Western Digital is working on developing a hybrid drive combining spinning disk and solid state storage, along the lines of Seagate's Momentus XT. CEO John Coyne mentioned this in the earnings call for WD's second fiscal 2011 quarter, saying: "We also continue to evaluate the opportunity to combine rotating magnetic storage with …
Big fan here
The momentus XT has transformed my Dell M1330 so much so that it feels quicker than my desktop that has a faster processor, more memory and a fast desktop hard disk.
Bring em on.
I'm with you...
... I put one in my T61 and it's made a massive difference. Maybe not quite enough :-) but it's not magic.
Hard drives with flash likely to leak data
I can see the reason why flash hybrid drives offer better capacity than flash alone with better speed and cacheing than rotating alone.
But what happens at end of life when you figure that you can't both cheaply and reliably erase all data prior to disposal, due to the way wear leveling works, without taking the thing apart and incinerating the flash chips or grinding these to dust ?
Until the storage industry provides secure overwriting of blocks marked bad as an intergral design feature, these devices carry hidden lifecycle costs for purchasers likely to lead either to leakage of confidential data or much higher secure data removal costs.
This could be accomplished by using the full disk encryption feature of the SSD controller. Simply delete the existing key, generate a new, one-use key and re-encrypt the entire disk with the new key which is then safely destroyed.
Not involve the OS
I think it best to not involve the OS. The drive should transparently read and write cache the data. They've got to embed a super cap or something to enable that write cache regardless of the filesystem...
sync writes kill perf
Random Speed data point...
Put the 05.TB Seagate hybrid in my Dell Studio 15 laptop.. The only measured speed increase is the boot-time for me, since Unix derived Operating Systems cache so aggressively - you tend not to see speed lifts in the hum-drum browsing, compiling, <insert-whatever-you-do-here> (although it is faster).
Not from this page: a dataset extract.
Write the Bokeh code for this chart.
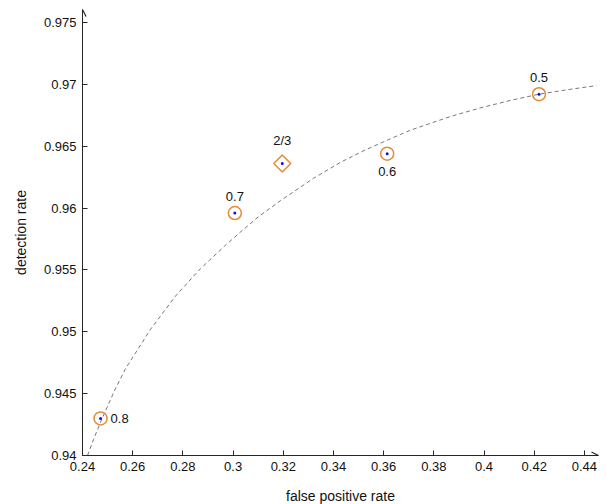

But the boot-time is spectacular. From pressing the power button to being presented with the gnome greeter box is now 25 seconds. Ye olde disk took around 117 seconds, give or take.
The POST on the Dell is 10 seconds of that and in the Linux boot there is a full 10 seconds of waiting for the IDE timeouts on the probes of what devices are connected. So the load to login time is actually 5 seconds. Hellishly fast. Not as fast as I can boot some of my embedded Linux kit, but if we nixed the timeouts you'd be at 5 seconds which is within a poof-teenth of instant-on. And at no great IT-guru hackerdom difficulty either.
These suckers are probably the simplest "blindly plug-and-play" speed bump you'll get for your laptop short of putting in more memory (and most machines come with boggins of memory anyway these days, anyway...).
Very impressive speed lift for such a relatively small amount of high speed cache. It'd be interesting to get our Computer Architecture students to do a simulation of this rather than memory caches - the overall speed boost might actually be on par!
So does anyone know for sure if they do include a super cap - I could not find anything definite that said they could.
They appear to write to the hard drive first and more frequently used data to the SSD so it may not need a super capacitor?